■ EXERCISE GOAL ■
Transcribe the whole listing below without changing a word, but leave out every image.

- - - -

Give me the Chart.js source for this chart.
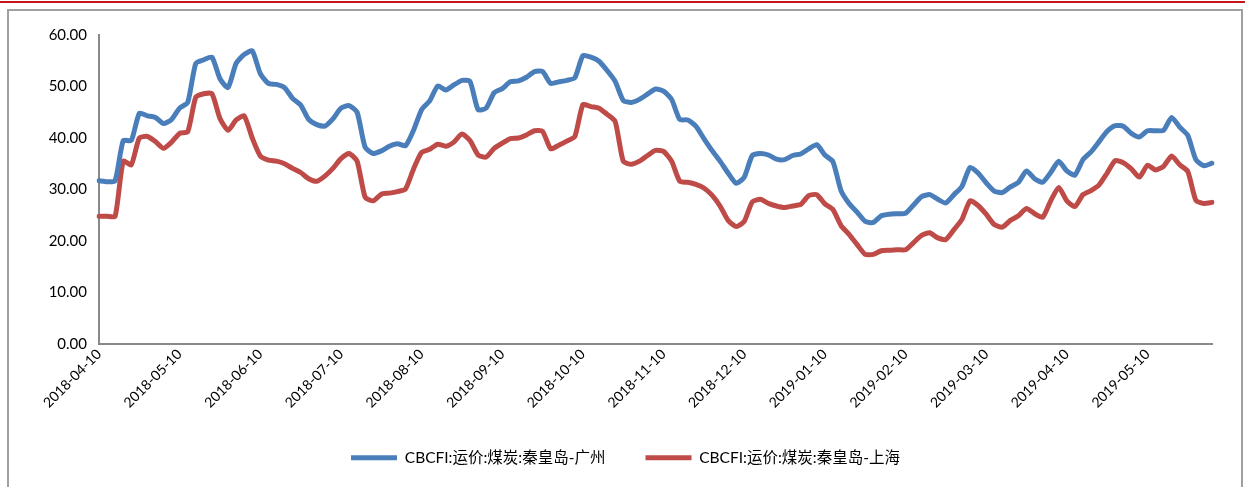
<!DOCTYPE html>
<html>
<head>
<meta charset="utf-8">
<script src="https://cdn.jsdelivr.net/npm/chart.js@4.4.1/dist/chart.umd.min.js"></script>
<style>
    body { margin: 0; background: #fff; }
    #topLine { position: absolute; left: 0; top: 1px; width: 1245px; height: 2px; background: #c8151d; }
    #frame { position: absolute; left: 7px; top: 9px; width: 1232px; height: 600px; border: 2px solid #a0a0a0; }
    #freightChart { position: absolute; left: 0; top: 0; }
</style>
</head>
<body>
<div id="topLine"></div>
<div id="frame"></div>
<canvas id="freightChart" width="1245" height="487"></canvas>
<script>
// x axis labels, one every 10 points
const tickLabels = [
    "2018-04-10", "2018-05-10", "2018-06-10", "2018-07-10", "2018-08-10",
    "2018-09-10", "2018-10-10", "2018-11-10", "2018-12-10", "2019-01-10",
    "2019-02-10", "2019-03-10", "2019-04-10", "2019-05-10"
];

// CBCFI:运价:煤炭:秦皇岛-广州
const guangzhou = [
    31.7, 31.5, 31.7, 39.5, 39.5, 44.8, 44.3, 44.0, 42.8, 43.6,
    45.8, 46.9, 54.5, 55.2, 55.7, 51.5, 49.8, 54.5, 56.2, 56.9,
    52.5, 50.6, 50.4, 49.8, 47.7, 46.4, 43.6, 42.6, 42.3, 43.7,
    45.8, 46.3, 45.0, 38.2, 37.0, 37.5, 38.4, 38.9, 38.5, 41.5,
    45.5, 47.2, 50.1, 49.3, 50.3, 51.2, 51.0, 45.5, 45.8, 48.8,
    49.6, 50.9, 51.1, 51.8, 52.9, 52.9, 50.6, 50.9, 51.2, 51.7,
    56.0, 55.7, 54.9, 53.1, 51.0, 47.3, 46.9, 47.5, 48.5, 49.5,
    49.1, 47.5, 43.6, 43.5, 42.3, 39.9, 37.6, 35.5, 33.2, 31.2,
    32.4, 36.6, 37.0, 36.7, 35.9, 35.8, 36.6, 36.9, 37.9, 38.7,
    36.7, 35.4, 29.8, 27.3, 25.6, 23.8, 23.6, 24.9, 25.2, 25.3,
    25.4, 27.0, 28.6, 29.0, 28.1, 27.4, 29.0, 30.6, 34.3, 33.2,
    31.3, 29.7, 29.4, 30.5, 31.4, 33.6, 32.1, 31.4, 33.3, 35.5,
    33.6, 32.8, 35.8, 37.3, 39.3, 41.3, 42.4, 42.3, 40.9, 40.2,
    41.4, 41.4, 41.5, 44.0, 42.1, 40.5, 35.8, 34.6, 35.1
];

// CBCFI:运价:煤炭:秦皇岛-上海
const shanghai = [
    24.8, 24.8, 24.8, 35.5, 34.8, 40.0, 40.3, 39.3, 38.0, 39.2,
    40.9, 41.2, 47.9, 48.6, 48.6, 43.8, 41.5, 43.5, 44.3, 40.0,
    36.5, 35.7, 35.5, 35.0, 34.1, 33.3, 32.1, 31.6, 32.6, 34.1,
    36.0, 37.0, 35.5, 28.5, 27.8, 29.1, 29.3, 29.6, 30.1, 34.0,
    37.2, 37.8, 38.8, 38.4, 39.2, 40.8, 39.5, 36.7, 36.3, 38.0,
    39.0, 39.9, 40.0, 40.6, 41.4, 41.3, 37.9, 38.6, 39.4, 40.3,
    46.5, 46.1, 45.8, 44.6, 43.2, 35.5, 34.9, 35.5, 36.6, 37.6,
    37.4, 35.5, 31.6, 31.4, 31.0, 30.3, 28.9, 26.8, 24.0, 22.8,
    23.8, 27.6, 28.1, 27.3, 26.8, 26.5, 26.8, 27.1, 28.8, 29.0,
    27.2, 26.1, 23.0, 21.3, 19.3, 17.4, 17.4, 18.1, 18.2, 18.3,
    18.3, 19.7, 21.1, 21.6, 20.6, 20.3, 22.2, 24.2, 27.8, 26.9,
    25.2, 23.2, 22.7, 24.0, 24.9, 26.3, 25.3, 24.6, 27.8, 30.4,
    27.8, 26.7, 29.0, 29.8, 30.9, 33.2, 35.6, 35.2, 34.0, 32.4,
    34.7, 33.8, 34.5, 36.5, 34.8, 33.5, 27.9, 27.3, 27.5
];

const labels = guangzhou.map((v, i) => (i % 10 === 0 ? tickLabels[i / 10] : ""));

const fontFamily = "Lato, 'Noto Sans CJK SC', sans-serif";

const freightChart = new Chart(document.getElementById("freightChart"), {
    type: "line",
    data: {
        labels: labels,
        datasets: [
            {
                label: "CBCFI:运价:煤炭:秦皇岛-广州",
                data: guangzhou,
                borderColor: "#4a7ebb",
                backgroundColor: "#4a7ebb",
                borderWidth: 5,
                borderCapStyle: "round",
                borderJoinStyle: "round",
                tension: 0.2,
                pointRadius: 0,
                pointHoverRadius: 0
            },
            {
                label: "CBCFI:运价:煤炭:秦皇岛-上海",
                data: shanghai,
                borderColor: "#be4b48",
                backgroundColor: "#be4b48",
                borderWidth: 5,
                borderCapStyle: "round",
                borderJoinStyle: "round",
                tension: 0.2,
                pointRadius: 0,
                pointHoverRadius: 0
            }
        ]
    },
    options: {
        responsive: false,
        animation: false,
        devicePixelRatio: 1,
        layout: { padding: { left: 39, right: 33, top: 35, bottom: 17 } },
        plugins: {
            tooltip: { enabled: false },
            legend: {
                position: "bottom",
                maxHeight: 60,
                labels: {
                    usePointStyle: true,
                    pointStyle: "line",
                    pointStyleWidth: 46,
                    padding: 40,
                    color: "#000",
                    font: { family: fontFamily, size: 15.5 }
                }
            }
        },
        scales: {
            x: {
                offset: false,
                grid: { display: false, drawTicks: false },
                border: { display: true, color: "#898989", width: 2 },
                afterFit: (scale) => { scale.height = 66; },
                ticks: {
                    autoSkip: false,
                    maxRotation: 45,
                    minRotation: 45,
                    padding: 2,
                    color: "#000",
                    font: { family: fontFamily, size: 14 }
                }
            },
            y: {
                min: 0,
                max: 60,
                grid: { display: false, drawTicks: false },
                border: { display: true, color: "#898989", width: 2 },
                afterFit: (scale) => { scale.width = 60; },
                ticks: {
                    stepSize: 10,
                    padding: 12,
                    color: "#000",
                    font: { family: fontFamily, size: 15 },
                    callback: (v) => v.toFixed(2)
                }
            }
        }
    }
});
</script>
</body>
</html>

- - - -

■ EXERCISE SOLUTION ■
Give me the Chart.js source for this chart.
<!DOCTYPE html>
<html>
<head>
<meta charset="utf-8">
<script src="https://cdn.jsdelivr.net/npm/chart.js@4.4.1/dist/chart.umd.min.js"></script>
<style>
    body { margin: 0; background: #fff; }
    #topLine { position: absolute; left: 0; top: 1px; width: 1245px; height: 2px; background: #c8151d; }
    #frame { position: absolute; left: 7px; top: 9px; width: 1232px; height: 600px; border: 2px solid #a0a0a0; }
    #freightChart { position: absolute; left: 0; top: 0; }
</style>
</head>
<body>
<div id="topLine"></div>
<div id="frame"></div>
<canvas id="freightChart" width="1245" height="487"></canvas>
<script>
// x axis labels, one every 10 points
const tickLabels = [
    "2018-04-10", "2018-05-10", "2018-06-10", "2018-07-10", "2018-08-10",
    "2018-09-10", "2018-10-10", "2018-11-10", "2018-12-10", "2019-01-10",
    "2019-02-10", "2019-03-10", "2019-04-10", "2019-05-10"
];

// CBCFI:运价:煤炭:秦皇岛-广州
const guangzhou = [
    31.7, 31.5, 31.7, 39.5, 39.5, 44.8, 44.3, 44.0, 42.8, 43.6,
    45.8, 46.9, 54.5, 55.2, 55.7, 51.5, 49.8, 54.5, 56.2, 56.9,
    52.5, 50.6, 50.4, 49.8, 47.7, 46.4, 43.6, 42.6, 42.3, 43.7,
    45.8, 46.3, 45.0, 38.2, 37.0, 37.5, 38.4, 38.9, 38.5, 41.5,
    45.5, 47.2, 50.1, 49.3, 50.3, 51.2, 51.0, 45.5, 45.8, 48.8,
    49.6, 50.9, 51.1, 51.8, 52.9, 52.9, 50.6, 50.9, 51.2, 51.7,
    56.0, 55.7, 54.9, 53.1, 51.0, 47.3, 46.9, 47.5, 48.5, 49.5,
    49.1, 47.5, 43.6, 43.5, 42.3, 39.9, 37.6, 35.5, 33.2, 31.2,
    32.4, 36.6, 37.0, 36.7, 35.9, 35.8, 36.6, 36.9, 37.9, 38.7,
    36.7, 35.4, 29.8, 27.3, 25.6, 23.8, 23.6, 24.9, 25.2, 25.3,
    25.4, 27.0, 28.6, 29.0, 28.1, 27.4, 29.0, 30.6, 34.3, 33.2,
    31.3, 29.7, 29.4, 30.5, 31.4, 33.6, 32.1, 31.4, 33.3, 35.5,
    33.6, 32.8, 35.8, 37.3, 39.3, 41.3, 42.4, 42.3, 40.9, 40.2,
    41.4, 41.4, 41.5, 44.0, 42.1, 40.5, 35.8, 34.6, 35.1
];

// CBCFI:运价:煤炭:秦皇岛-上海
const shanghai = [
    24.8, 24.8, 24.8, 35.5, 34.8, 40.0, 40.3, 39.3, 38.0, 39.2,
    40.9, 41.2, 47.9, 48.6, 48.6, 43.8, 41.5, 43.5, 44.3, 40.0,
    36.5, 35.7, 35.5, 35.0, 34.1, 33.3, 32.1, 31.6, 32.6, 34.1,
    36.0, 37.0, 35.5, 28.5, 27.8, 29.1, 29.3, 29.6, 30.1, 34.0,
    37.2, 37.8, 38.8, 38.4, 39.2, 40.8, 39.5, 36.7, 36.3, 38.0,
    39.0, 39.9, 40.0, 40.6, 41.4, 41.3, 37.9, 38.6, 39.4, 40.3,
    46.5, 46.1, 45.8, 44.6, 43.2, 35.5, 34.9, 35.5, 36.6, 37.6,
    37.4, 35.5, 31.6, 31.4, 31.0, 30.3, 28.9, 26.8, 24.0, 22.8,
    23.8, 27.6, 28.1, 27.3, 26.8, 26.5, 26.8, 27.1, 28.8, 29.0,
    27.2, 26.1, 23.0, 21.3, 19.3, 17.4, 17.4, 18.1, 18.2, 18.3,
    18.3, 19.7, 21.1, 21.6, 20.6, 20.3, 22.2, 24.2, 27.8, 26.9,
    25.2, 23.2, 22.7, 24.0, 24.9, 26.3, 25.3, 24.6, 27.8, 30.4,
    27.8, 26.7, 29.0, 29.8, 30.9, 33.2, 35.6, 35.2, 34.0, 32.4,
    34.7, 33.8, 34.5, 36.5, 34.8, 33.5, 27.9, 27.3, 27.5
];

const labels = guangzhou.map((v, i) => (i % 10 === 0 ? tickLabels[i / 10] : ""));

const fontFamily = "Lato, 'Noto Sans CJK SC', sans-serif";

const freightChart = new Chart(document.getElementById("freightChart"), {
    type: "line",
    data: {
        labels: labels,
        datasets: [
            {
                label: "CBCFI:运价:煤炭:秦皇岛-广州",
                data: guangzhou,
                borderColor: "#4a7ebb",
                backgroundColor: "#4a7ebb",
                borderWidth: 5,
                borderCapStyle: "round",
                borderJoinStyle: "round",
                tension: 0.2,
                pointRadius: 0,
                pointHoverRadius: 0
            },
            {
                label: "CBCFI:运价:煤炭:秦皇岛-上海",
                data: shanghai,
                borderColor: "#be4b48",
                backgroundColor: "#be4b48",
                borderWidth: 5,
                borderCapStyle: "round",
                borderJoinStyle: "round",
                tension: 0.2,
                pointRadius: 0,
                pointHoverRadius: 0
            }
        ]
    },
    options: {
        responsive: false,
        animation: false,
        devicePixelRatio: 1,
        layout: { padding: { left: 39, right: 33, top: 35, bottom: 17 } },
        plugins: {
            tooltip: { enabled: false },
            legend: {
                position: "bottom",
                maxHeight: 60,
                labels: {
                    usePointStyle: true,
                    pointStyle: "line",
                    pointStyleWidth: 46,
                    padding: 40,
                    color: "#000",
                    font: { family: fontFamily, size: 15.5 }
                }
            }
        },
        scales: {
            x: {
                offset: false,
                grid: { display: false, drawTicks: false },
                border: { display: true, color: "#898989", width: 2 },
                afterFit: (scale) => { scale.height = 66; },
                ticks: {
                    autoSkip: false,
                    maxRotation: 45,
                    minRotation: 45,
                    padding: 2,
                    color: "#000",
                    font: { family: fontFamily, size: 14 }
                }
            },
            y: {
                min: 0,
                max: 60,
                grid: { display: false, drawTicks: false },
                border: { display: true, color: "#898989", width: 2 },
                afterFit: (scale) => { scale.width = 60; },
                ticks: {
                    stepSize: 10,
                    padding: 12,
                    color: "#000",
                    font: { family: fontFamily, size: 15 },
                    callback: (v) => v.toFixed(2)
                }
            }
        }
    }
});
</script>
</body>
</html>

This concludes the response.